Iran wants to maintain enough centrifuges and other nuclear infrastructure to be self-reliant and reach an industrial scale by 2021, but the U.S. wants Iran to scale back its current programme.

“The status quo is not doable for any of us,” said a senior U.S. official during on the condition of anonymity Sep. 18.

But Zarif argued last week that instead of achieving policy goals, U.S.-led sanctions on Iran have resulted in a “net outcome” of more Iranian centrifuges.

“If at the time of the imposition of sanctions, we had less than a couple of hundred centrifuges, now we have about 20,000,” said Zarif on Sep. 17.

While the U.S. has agreed to some enrichment in Iran, the Israeli government has been pushing for complete dismantlement, which Iran says is impossible.

Iran has invested too much in its nuclear programme to dismantle it, according to nuclear security expert Arianne Tabatabai.

“Iran will have to give up certain things to reach a deal, and already has under [last year’s interim deal the Joint Plan of Action], but when you start talking about dismantlement, people react,” she said. “It’s a bit of a red line.”

Until now, the negotiating parties have been surprisingly tight-lipped about the details of their talks, which helped stave off domestic criticism. But that trend appears to have been broken.

A “face-saving” proposal reported Sep. 19 by the New York Times would allow Iran to suspend rather than dismantle its centrifugal operations, but has been publicly opposed by U.S. and Iranian politicians not involved in the talks.

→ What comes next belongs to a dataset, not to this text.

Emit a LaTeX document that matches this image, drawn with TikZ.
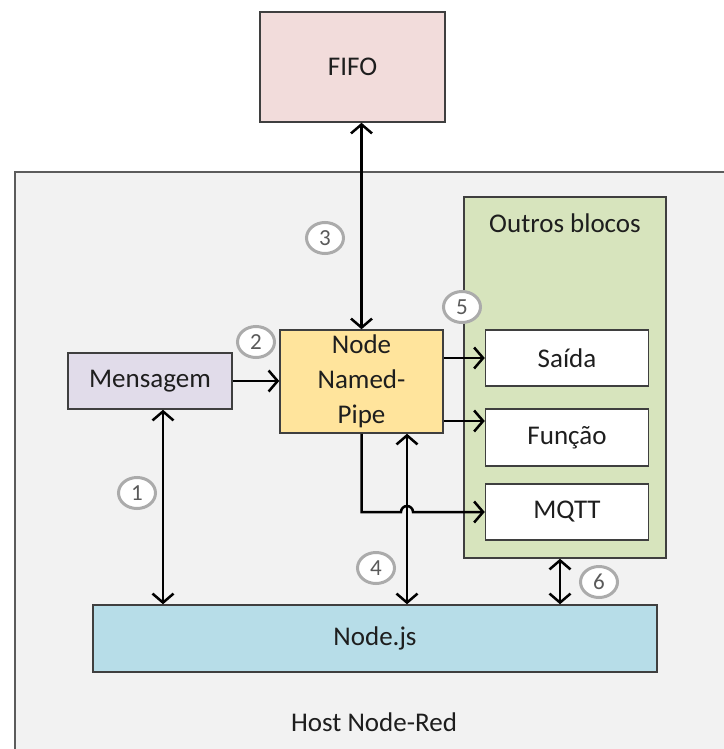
\documentclass[tikz,border=0pt]{standalone}
\usepackage{fontspec}
\setmainfont{Carlito}
\usetikzlibrary{arrows.meta,shapes.geometric}
\definecolor{ink}{HTML}{3F3F3F}
\definecolor{txt}{HTML}{1E1E1E}
\definecolor{ring}{HTML}{ABABAB}
\definecolor{numtxt}{HTML}{5A5A5A}
\definecolor{hostbg}{HTML}{F2F2F2}
\definecolor{fifobg}{HTML}{F2DCDB}
\definecolor{msgbg}{HTML}{E1DCEA}
\definecolor{pipebg}{HTML}{FFE49C}
\definecolor{outbg}{HTML}{D7E4BD}
\definecolor{jsbg}{HTML}{B7DDE8}
\tikzset{
  blk/.style={draw=ink, fill=#1, line width=1.5pt, align=center, inner sep=0pt,
    font=\fontsize{27}{35}\selectfont, text=txt},
  blk/.default=white,
  num/.style={ellipse, draw=ring, fill=white, line width=3pt, minimum width=37pt,
    minimum height=31pt, inner sep=0pt, font=\fontsize{23}{23}\selectfont, text=numtxt},
  lbl/.style={font=\fontsize{27}{35}\selectfont, text=txt},
  one/.style={-{Straight Barb[length=9pt,width=21pt]}, line width=2.5pt, color=black},
  two/.style={{Straight Barb[length=9pt,width=21pt]}-{Straight Barb[length=9pt,width=21pt]},
    line width=2.5pt, color=black},
}
\begin{document}
\begin{tikzpicture}[x=1pt,y=-1pt]
  \useasboundingbox (0,0) rectangle (723,749);
  % host and fifo
  \node[blk=hostbg, draw=ink!85, anchor=north west, minimum width=711pt, minimum height=580pt] (host) at (14,171) {};
  \node[lbl] (hostlbl) at (374,722) {Host Node-Red};
  \node[blk=fifobg, minimum width=185pt, minimum height=110pt] (fifo) at (352.5,67) {FIFO};
  % other blocks
  \node[blk=outbg, minimum width=202pt, minimum height=361pt] (outros) at (565,377.5) {};
  \node[lbl] (outroslbl) at (565,223) {Outros blocos};
  \node[blk, minimum width=163pt, minimum height=56pt] (saida) at (567,358) {Saída};
  \node[blk, minimum width=163pt, minimum height=57pt] (funcao) at (567,437.5) {Função};
  \node[blk, minimum width=163pt, minimum height=56pt] (mqtt) at (567,512) {MQTT};
  % main blocks
  \node[blk=pipebg, minimum width=163pt, minimum height=103pt] (pipe) at (361.5,381.5) {Node\\Named-\\Pipe};
  \node[blk=msgbg, minimum width=164pt, minimum height=56pt] (msg) at (150,381) {Mensagem};
  \node[blk=jsbg, minimum width=564pt, minimum height=67pt] (nodejs) at (375,638.5) {Node.js};
  % connectors
  \coordinate (j) at (407,0);
  \draw[two] (fifo.south -| pipe.north) -- (pipe.north);
  \draw[one] (msg.east) -- (msg.east -| pipe.west);
  \draw[two] ([xshift=13pt]msg.south) -- ([xshift=13pt]msg.south |- nodejs.north);
  \draw[two] (pipe.south -| j) -- (nodejs.north -| j);
  \draw[one] (pipe.east |- saida.west) -- (saida.west);
  \draw[one] ([yshift=-39.5pt]pipe.east) coordinate (f1) -- (f1 -| funcao.west);
  \draw[one] (pipe.south) |- ([xshift=-6pt]mqtt.west -| j)
    arc[start angle=180, end angle=0, radius=6pt] -- (mqtt.west);
  \draw[two] ([xshift=-5pt]outros.south) -- ([xshift=-5pt]outros.south |- nodejs.north);
  % numbers
  \node[num] (n1) at (137,493) {1};
  \node[num] (n2) at (256,342) {2};
  \node[num] (n3) at (325,238) {3};
  \node[num] (n4) at (376,568) {4};
  \node[num] (n5) at (462,307) {5};
  \node[num] (n6) at (599,582) {6};
\end{tikzpicture}
\end{document}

A group of 31 Republican senators warned against the U.S. “offering troubling nuclear concessions to Iran” to rapidly reach a deal in a Sep. 19 letter to Secretary of State John Kerry.

Back in Tehran several members of the Iranian parliament rejected the proposal, according to a report Monday in the hard-line Fars News Agency.

“If such a proposal is formally presented by American officials, it indicates their childish outlook on the negotiations or stupid assumptions of the Iranian side,” said Hossein Sheikholeslam, a deputy to the speaker of parliament.

A group of conservative MPs also held a conference today in Tehran against U.S.-Iran rapproachment. The participants said a potential meeting between Iranian President Hassan Rouhani and U.S. President Barack Obama in New York would be an “inappropriate act.”

Rouhani met with Supreme Leader Ali Khamenei, who wished Rouhani success in his diplomatic initiatives, before the president departed for New York last night.

Rouhani will address the U.N. General Assembly on Sep. 25.

Tabatabai told IPS that while Iran may not be desperate for a deal, both sides want a final agreement and reports of creative solutions to the standoff demonstrate “the political will is there.”

“People in Iran can survive with suspension, but they can’t survive with dismantlement,” she said.